Davacının Bağ Kur sigortalılığı dışında kalan 1.2.1995-9.1.2001 ve 31.10.2002-1.10.2004 tarihleri arasındakı dönem yönünden ise;
Davanın yasal dayanağını oluşturan 506 sayılı Yasa"nın 79. maddesi bu tip hizmet tesbiti davaları için özel bir ispat yöntemi öngörmemiş ise de davanın niteliği kamu düzenini ilgilendirdiği ve bu nedenle özel bir duyarlılık ve özenle yürütülmesi gerektiği Yargıtay"ın ve giderek Dairemizin yerleşmiş içtihadı gereğidir. Bu tür davalarda öncelikle davacının çalışmasına ilişkin belgelerin işveren tarafından verilip verilmediği yöntemince araştırılmalıdır. Bu koşul oluşmuşsa işyerinin gerçekten var olup olmadığı kanun kapsamında veya kapsama alınacak nitelikte bulunup bulunmadığı eksiksiz bir şekilde belirlenmeli daha sonra çalışma olgusunun varlığı özel bir duyarlılıkla araştırılmalıdır. Çalışma olusu her türlü delille ispat kazanabilirse de çalışmanın konusu niteliği başlangıç ve bitiş tarihleri hususlarında tanık sözleri değerlendirilmeli, dinlenen tanıkların davacı ile aynı dönemlerde işyerinde çalışmış ve işverenin resmi kayıtlara geçmiş bordro tanıkları yada komşu işverenlerin aynı nitelikte işi yapan ve bordrolarına resmi kayıtlarına geçmiş çalışanlardan seçilmesine özen gösterilmelidir. Bu tanıkların ifadeleri ile çalışma olgusu hiçbir kuşku ve duraksamaya yer vermeyecek şekilde belirlenmelidir. Yargıtay Hukuk Genel Kurulunun 16.9.1999 gün 1999/21-510-527, 30.6.1999 gün 1999/21-549-555- 3.11.2004 gün 2004/21- 480-579 sayılı kararları da bu doğrultudadır.

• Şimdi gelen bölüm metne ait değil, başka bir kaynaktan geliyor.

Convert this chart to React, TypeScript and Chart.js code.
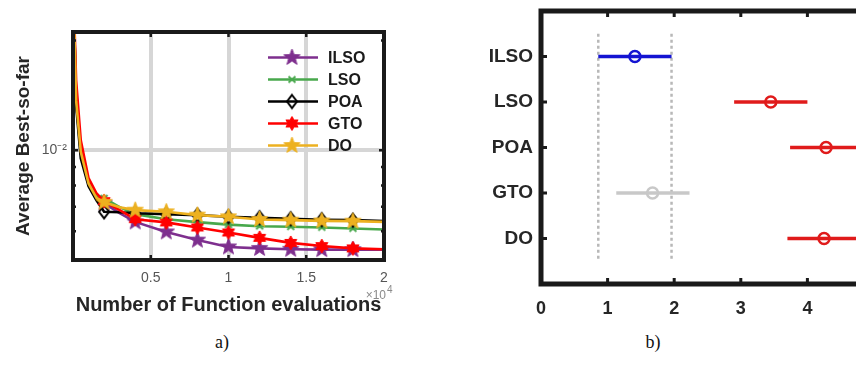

Somut olayda dinlenen tanıkların yukarıda belirlenmiş şekilde resmi kayıtlara geçmiş ve davacı ile aynı dönem çalışmış kişilerden olduğu söylenemez . Öte yandan komşu işyeri tanıkları olarak dinlenen kişilerin çalışmaları kayıtlara geçen sigortalı çalışanlar olduklarına dair belgeler getirtilmeden beyanlarına itibar edilerek sonuca gidildiği anlaşılmaktadır.
Mahkemece yapılacak iş; komşu işyeri tanıkları olarak dinlenen tanıkların komşu işyerlerinde çalıştıklarını gösteren kayıtlarını getirtmek, kayıtlarının bulunmadığı veya çalışmalarının uyuşmazlık döneminin tümünü kapsamadığı hallerde davanın nitelikçe kamu düzenini ilgilendirdiği nazara alınıp araştırma genişletilerek SGK. ilgili İl Müdürlüğünden gerekirse zabıtaca komşu işyerlerinde benzer işi yapan işlerle uğraşan işverenler veya bu işverenlerin resmi kayıtlarına geçmiş çalışanlar tesbit edilip beyanlarına başvurmak ve sonucuna göre karar vermekten ibarettir.
Mahkemece bu maddi ve hukuki olgular nazara alınmaksızın eksik araştırma ve incelme ile yazılı şekilde karar verilmesi usul ve yasaya aykırı olup bozma nedenidir.
O halde tarafların bu yönleri amaçlayan temyiz itirazları kabul edilmeli ve hüküm bozulmalıdır.
SONUÇ: Hükmün yukarıda açıklanan nedenlerle BOZULMASINA, temyiz harcının istek halinde davacı ile davalı işverene iadesine, 12.2.2009 gününde oybirliğiyle karar verildi.